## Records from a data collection
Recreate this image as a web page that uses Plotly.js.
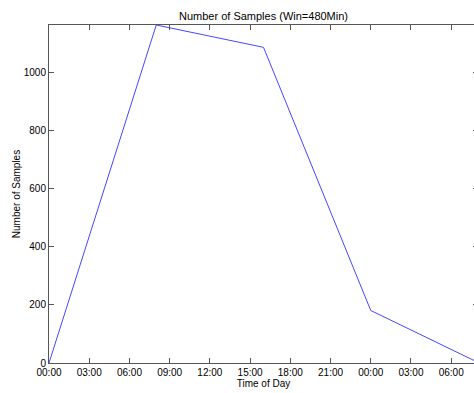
<!DOCTYPE html>
<html>
<head>
<meta charset="utf-8">
<script src="https://cdn.plot.ly/plotly-3.0.1.min.js"></script>
<style>
html,body{margin:0;padding:0;overflow:hidden;background:#fff;}
#chart{width:478px;height:393px;}
</style>
</head>
<body>
<div id="chart"></div>
<script>
const times = ['2000-01-01 00:00','2000-01-01 08:00','2000-01-01 16:00','2000-01-02 00:00','2000-01-02 08:00'];
const samples = [0, 1165, 1088, 181, 2];
const chartTitle = 'Number of Samples (Win=480Min)';
const xTitle = 'Time of Day';
const yTitle = 'Number of Samples';

const axisColor = '#555555';
const font = {family: 'Liberation Sans, Arial, sans-serif', size: 10, color: '#000'};

const trace = {
  x: times, y: samples, type: 'scatter', mode: 'lines',
  line: {color: '#4646ff', width: 1}, hoverinfo: 'skip'
};

const layout = {
  width: 478, height: 393,
  margin: {l: 49, r: 0, t: 25, b: 30, pad: 0},
  paper_bgcolor: '#fff', plot_bgcolor: '#fff',
  font: font,
  showlegend: false,
  title: {text: chartTitle, font: {family: font.family, size: 11, color: '#000'}, x: 0.5, xref: 'paper', y: 1, yref: 'paper', yanchor: 'bottom', pad: {b: 5}},
  xaxis: {
    type: 'date',
    range: [times[0], times[times.length-1]],
    tickformat: '%H:%M', dtick: 3*3600*1000, tick0: times[0],
    ticks: 'inside', ticklen: 5, tickcolor: axisColor, tickwidth: 1,
    showline: true, linecolor: axisColor, linewidth: 1, mirror: 'ticks',
    showgrid: false, zeroline: false,
    tickfont: font,
    title: {text: xTitle, font: font, standoff: 1}
  },
  yaxis: {
    range: [0, 1165], dtick: 200, tick0: 0,
    ticks: 'inside', ticklen: 5, tickcolor: axisColor, tickwidth: 1,
    showline: true, linecolor: axisColor, linewidth: 1, mirror: 'ticks',
    showgrid: false, zeroline: false,
    tickfont: font,
    title: {text: yTitle, font: font, standoff: 1}
  }
};

Plotly.newPlot('chart', [trace], layout, {staticPlot: true, displayModeBar: false});
</script>
</body>
</html>
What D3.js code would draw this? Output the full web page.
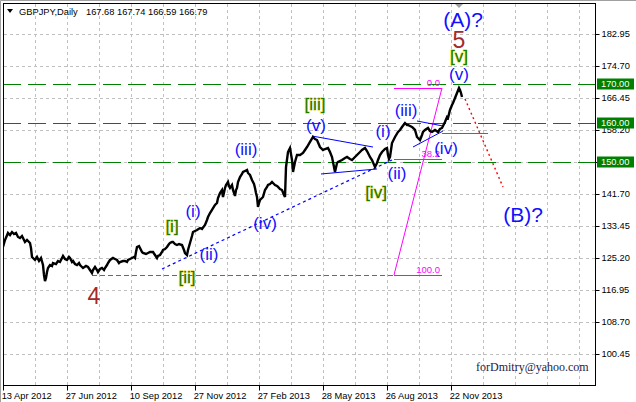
<!DOCTYPE html>
<html><head><meta charset="utf-8">
<script src="https://cdn.jsdelivr.net/npm/d3@7"></script>
<style>
body{margin:0;background:#fff}
svg{display:block}
</style>
</head><body><svg id="c" width="636" height="402"></svg>
<script>
// ---------- data ----------
const symbolTitle = "GBPJPY,Daily";
const ohlcValues = ["167.68","167.74","166.59","166.79"];
const yTickValues = [100.45,108.70,116.95,125.20,133.45,141.70,149.95,158.20,166.45,174.70,182.95];
const dateLabels = ["13 Apr 2012","27 Jun 2012","10 Sep 2012","27 Nov 2012","27 Feb 2013","28 May 2013","26 Aug 2013","22 Nov 2013"];
const dateBars = [0,64,128,192,256,320,384,448];
const levelValues = [170.00,160.00,150.00];
const levelLabels = ["170.00","160.00","150.00"];
// [bar index, price]
const closeSeries = [[0,128.04],[2,129.84],[5,131.65],[7,131.13],[9,131.90],[11,131.39],[13,131.65],[15,130.62],[17,130.36],[19,130.87],[22,129.33],[24,129.84],[27,129.07],[28,127.78],[29,125.46],[31,124.94],[32,124.69],[34,125.46],[36,124.43],[38,125.20],[40,123.39],[41,120.82],[42,119.27],[43,120.05],[44,121.59],[45,122.62],[47,123.39],[49,123.14],[50,123.91],[53,123.65],[55,124.43],[57,124.17],[59,125.20],[60,125.72],[62,124.94],[64,124.69],[66,125.46],[67,125.20],[69,124.17],[70,124.43],[72,123.65],[74,123.39],[76,123.91],[77,123.39],[79,122.88],[80,122.62],[83,123.14],[85,122.88],[87,122.11],[89,121.33],[90,122.11],[92,122.88],[94,122.11],[95,121.59],[97,122.36],[99,122.62],[101,122.11],[102,122.62],[104,123.39],[105,123.91],[107,124.69],[110,125.20],[112,124.94],[114,124.69],[116,123.91],[117,124.17],[120,124.43],[122,124.43],[124,124.17],[125,124.69],[127,124.94],[129,125.20],[131,125.46],[132,125.20],[133,126.75],[134,128.04],[136,128.29],[137,127.78],[139,126.75],[140,126.49],[143,126.23],[145,126.49],[147,126.75],[150,126.75],[152,125.97],[154,125.20],[155,125.72],[157,125.97],[159,126.75],[160,127.26],[162,127.52],[164,128.04],[166,128.81],[167,129.07],[169,129.33],[170,129.33],[172,128.81],[174,128.55],[176,128.81],[179,128.55],[181,127.26],[182,126.49],[184,125.97],[185,127.26],[187,129.07],[189,130.87],[190,131.90],[192,132.16],[194,132.42],[197,132.93],[199,132.68],[202,133.71],[204,135.00],[205,135.77],[207,136.80],[209,137.58],[212,138.87],[214,139.38],[215,140.67],[217,141.96],[219,142.73],[220,140.93],[222,143.25],[223,144.02],[225,144.79],[226,143.76],[227,143.25],[229,144.02],[230,142.73],[232,141.19],[233,142.73],[234,143.25],[235,144.79],[237,146.08],[239,146.86],[240,147.37],[242,147.63],[244,147.89],[245,147.12],[247,146.60],[249,145.31],[251,144.28],[252,143.25],[253,141.96],[254,140.93],[255,138.35],[256,139.38],[257,140.15],[259,140.67],[260,140.93],[262,142.73],[264,143.51],[265,144.02],[267,144.28],[269,144.79],[271,144.28],[272,144.02],[274,143.76],[275,143.51],[277,142.99],[279,142.73],[281,141.45],[282,140.93],[283,148.66],[285,152.53],[286,153.04],[287,153.56],[289,150.47],[290,147.37],[292,149.95],[294,151.76],[297,151.76],[300,152.27],[302,153.04],[304,153.81],[307,155.11],[310,156.40],[312,155.88],[314,155.62],[317,153.81],[320,153.04],[322,153.30],[325,153.56],[327,152.53],[329,151.24],[332,147.37],[334,149.69],[335,149.95],[339,150.47],[342,150.98],[344,151.24],[347,150.72],[349,150.47],[352,151.24],[354,151.76],[357,152.53],[359,153.04],[362,153.56],[364,152.79],[365,152.27],[367,151.24],[369,150.47],[372,148.66],[374,149.69],[375,150.47],[377,151.76],[379,152.53],[382,153.30],[384,153.56],[385,151.76],[386,150.72],[387,151.24],[389,154.85],[392,156.40],[395,157.69],[397,158.20],[399,158.97],[402,160.01],[404,159.49],[405,159.49],[407,159.23],[409,158.97],[410,158.72],[412,158.20],[414,156.40],[415,156.14],[417,155.62],[419,156.91],[420,157.69],[422,158.20],[425,158.72],[427,157.94],[429,157.69],[432,158.20],[435,157.69],[437,158.46],[439,158.72],[442,160.26],[444,161.55],[445,161.30],[447,163.36],[449,164.65],[450,165.16],[452,166.45],[454,167.74],[456,169.03],[457,168.51],[458,167.74],[459,166.71]];

// drawn objects: [[bar, price],[bar, price]]
const blueTrendLines = [
  [[159,122.36],[389,150.47]]
];
const blueSolidLines = [
  [[309,156.65],[370,153.81]],
  [[318,146.86],[374,148.15]],
  [[414,160.52],[440,159.23]],
  [[410,153.81],[440,157.94]]
];
const redForecast = [[462,166.22],[500,143.51]];
const fiboTop = 169.03, fiboBottom = 120.82;
const fiboLevels = [0.0, 38.2, 100.0];
const fiboLevelText = ["0.0","38.2","100.0"];
const fiboStartBar = 391, fiboEndBar = 439, fiboRayStartBar = 89;
const magentaExtra = [[439,157.43],[485,157.43]];

const waveLabels = [
  {t:"(A)?", bar:460, p:186.56, k:"big"},
  {t:"5", bar:456, p:181.40, k:"deg"},
  {t:"[v]", bar:456, p:177.02, k:"br"},
  {t:"(v)", bar:456, p:172.51, k:"w"},
  {t:"(iii)", bar:403, p:163.10, k:"w"},
  {t:"(i)", bar:380, p:157.69, k:"w"},
  {t:"(iv)", bar:443, p:153.43, k:"w"},
  {t:"(ii)", bar:394, p:146.99, k:"w"},
  {t:"[iv]", bar:373, p:141.96, k:"br"},
  {t:"[iii]", bar:312, p:164.65, k:"br"},
  {t:"(v)", bar:313, p:159.36, k:"w"},
  {t:"(iii)", bar:243, p:153.30, k:"w"},
  {t:"(iv)", bar:262, p:134.22, k:"w"},
  {t:"(i)", bar:190, p:137.06, k:"w"},
  {t:"[i]", bar:169, p:133.45, k:"br"},
  {t:"(ii)", bar:206, p:126.23, k:"w"},
  {t:"[ii]", bar:184, p:120.05, k:"br"},
  {t:"4", bar:91, p:115.41, k:"deg"},
  {t:"(B)?", bar:520, p:136.54, k:"big"}
];
const watermark = "forDmitry@yahoo.com";

// ---------- scales ----------
const SANS = "'Liberation Sans',Arial,sans-serif";
const svg = d3.select("#c");
const W = 636, H = 402;
const L = 3, R = 595, T = 3, B = 385;
const x = d3.scaleLinear().domain([0, 592]).range([L, R]);
const y = d3.scaleLinear().domain([92.46, 190.94]).range([B, T]);
const px = v => Math.round(v) + 0.5;

svg.append("rect").attr("width", W).attr("height", H).attr("fill", "#fff");
svg.append("path").attr("d", "M0.5,402V0.5H636").attr("stroke", "#a0a0a0").attr("fill", "none");

svg.append("defs").append("clipPath").attr("id", "clip")
  .append("rect").attr("x", L + 1).attr("y", T + 1).attr("width", R - L - 1).attr("height", B - T - 1);

// grid
const grid = svg.append("g").attr("stroke", "#c0c0c0").attr("stroke-dasharray", "3,3")
  .attr("shape-rendering", "crispEdges");
d3.range(32, 592, 32).forEach(b => {
  grid.append("line").attr("x1", px(x(b))).attr("x2", px(x(b))).attr("y1", T + 1).attr("y2", B);
});
yTickValues.forEach(v => {
  grid.append("line").attr("x1", L + 1).attr("x2", R).attr("y1", px(y(v))).attr("y2", px(y(v)));
});

const plot = svg.append("g").attr("clip-path", "url(#clip)");

// level lines
levelValues.forEach(v => {
  plot.append("line").attr("x1", L).attr("x2", R).attr("y1", px(y(v))).attr("y2", px(y(v)))
    .attr("stroke", "#008000").attr("stroke-dasharray", "18,7").attr("shape-rendering", "crispEdges");
});

// fibo
const fy = lv => y(fiboTop - (fiboTop - fiboBottom) * lv / 100);
plot.append("line").attr("x1", x(fiboRayStartBar)).attr("x2", x(fiboStartBar))
  .attr("y1", px(y(fiboBottom))).attr("y2", px(y(fiboBottom)))
  .attr("stroke", "#ff00ff").attr("stroke-width", 1.2).attr("stroke-dasharray", "5,3");
fiboLevels.forEach((lv, i) => {
  plot.append("line").attr("x1", x(fiboStartBar)).attr("x2", x(fiboEndBar))
    .attr("y1", px(fy(lv))).attr("y2", px(fy(lv)))
    .attr("stroke", "#ff00ff").attr("shape-rendering", "crispEdges");
  plot.append("text").attr("x", x(fiboEndBar) - 2).attr("y", px(fy(lv)) - 3)
    .attr("text-anchor", "end").style("font-family", SANS).attr("font-size", 9.5)
    .attr("fill", "#ff00ff").text(fiboLevelText[i]);
});
plot.append("line").attr("x1", x(fiboStartBar)).attr("y1", y(fiboBottom))
  .attr("x2", x(fiboEndBar)).attr("y2", y(fiboTop)).attr("stroke", "#ff00ff");
plot.append("line").attr("x1", x(magentaExtra[0][0])).attr("x2", x(magentaExtra[1][0]))
  .attr("y1", px(y(magentaExtra[0][1]))).attr("y2", px(y(magentaExtra[1][1])))
  .attr("stroke", "#ff00ff").attr("shape-rendering", "crispEdges");

// blue lines
blueTrendLines.forEach(s => {
  plot.append("line").attr("x1", x(s[0][0])).attr("y1", y(s[0][1])).attr("x2", x(s[1][0])).attr("y2", y(s[1][1]))
    .attr("stroke", "#0000ff").attr("stroke-width", 1.2).attr("stroke-dasharray", "3,3");
});
blueSolidLines.forEach(s => {
  plot.append("line").attr("x1", x(s[0][0])).attr("y1", y(s[0][1])).attr("x2", x(s[1][0])).attr("y2", y(s[1][1]))
    .attr("stroke", "#0000ff");
});
// red forecast
plot.append("line").attr("x1", x(redForecast[0][0])).attr("y1", y(redForecast[0][1]))
  .attr("x2", x(redForecast[1][0])).attr("y2", y(redForecast[1][1]))
  .attr("stroke", "#ff0000").attr("stroke-width", 1.4).attr("stroke-dasharray", "2,3");

// price
plot.append("path").datum(closeSeries)
  .attr("d", d3.line().x(d => x(d[0])).y(d => y(d[1])))
  .attr("fill", "none").attr("stroke", "#000").attr("stroke-width", 2.4).attr("stroke-linejoin", "miter");

// wave labels
const st = {
  big: {size: 21, fill: "#1010ff", stroke: "none"},
  w:   {size: 17, fill: "#1010ff", stroke: "none"},
  br:  {size: 17, fill: "#1a7a00", stroke: "#d8d000"},
  deg: {size: 23, fill: "#a52a2a", stroke: "none"}
};
waveLabels.forEach(d => {
  const s = st[d.k];
  svg.append("text").attr("x", x(d.bar)).attr("y", y(d.p))
    .attr("text-anchor", "middle").attr("dominant-baseline", "central")
    .style("font-family", SANS).attr("font-size", s.size).attr("fill", s.fill)
    .attr("stroke", s.stroke).attr("stroke-width", s.stroke === "none" ? 0 : 0.8)
    .attr("paint-order", "stroke").text(d.t);
});

// watermark
svg.append("text").attr("x", 476).attr("y", 371)
  .style("font-family", "'Liberation Serif','Times New Roman',serif")
  .attr("font-size", 12).attr("fill", "#1c1c44").text(watermark);

// frame & axes
svg.append("rect").attr("x", L + 0.5).attr("y", T + 0.5).attr("width", R - L).attr("height", B - T)
  .attr("fill", "none").attr("stroke", "#000").attr("shape-rendering", "crispEdges");

const yAxis = d3.axisRight(y).tickValues(yTickValues).tickFormat(d3.format(".2f")).tickSize(4).tickPadding(2);
const ya = svg.append("g").attr("transform", `translate(${R + 0.5},0)`).call(yAxis);
ya.select(".domain").remove();
ya.selectAll("text").attr("font-size", 9.3).style("font-family", SANS).attr("fill", "#000");
ya.selectAll("line").attr("stroke", "#000");

const dateScale = d3.scaleOrdinal().domain(dateBars).range(dateLabels);
const xAxis = d3.axisBottom(x).tickValues(dateBars).tickFormat(b => dateScale(b)).tickSize(5).tickPadding(2);
const xa = svg.append("g").attr("transform", `translate(0,${B + 0.5})`).call(xAxis);
xa.select(".domain").remove();
xa.selectAll("text").attr("font-size", 9.3).style("font-family", SANS)
  .attr("fill", "#000").attr("text-anchor", "start").attr("dx", "-0.2em");
xa.selectAll("line").attr("stroke", "#000");

// level price boxes
levelValues.forEach((v, i) => {
  const yy = y(v);
  svg.append("rect").attr("x", 597).attr("y", Math.round(yy) - 5.5).attr("width", 37).attr("height", 11)
    .attr("fill", "#008000");
  svg.append("text").attr("x", 601).attr("y", yy).attr("dominant-baseline", "central")
    .style("font-family", SANS).attr("font-size", 9.3).attr("fill", "#fff").text(levelLabels[i]);
});

// header
svg.append("path").attr("d", "M7,9H13L10,13Z").attr("fill", "#000");
const hdr = svg.append("text").attr("x", 19).attr("y", 15).style("font-family", SANS)
  .attr("font-size", 9.3).attr("fill", "#000");
hdr.append("tspan").text(symbolTitle);
ohlcValues.forEach((v, i) => hdr.append("tspan").attr("x", 86 + i * 31).text(v));

// shift marker
svg.append("path").attr("d", "M455,4H463L459,8Z").attr("fill", "#a0a0a0");
</script>
</body></html>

## YOUR TASK
Write out again, exactly, the lines from the start of the listing up to the line containing "const yTitle = 'Number of Samples';", with both ends and without pictures.

## COMPLETED TASK
Recreate this image as a web page that uses Plotly.js.
<!DOCTYPE html>
<html>
<head>
<meta charset="utf-8">
<script src="https://cdn.plot.ly/plotly-3.0.1.min.js"></script>
<style>
html,body{margin:0;padding:0;overflow:hidden;background:#fff;}
#chart{width:478px;height:393px;}
</style>
</head>
<body>
<div id="chart"></div>
<script>
const times = ['2000-01-01 00:00','2000-01-01 08:00','2000-01-01 16:00','2000-01-02 00:00','2000-01-02 08:00'];
const samples = [0, 1165, 1088, 181, 2];
const chartTitle = 'Number of Samples (Win=480Min)';
const xTitle = 'Time of Day';
const yTitle = 'Number of Samples';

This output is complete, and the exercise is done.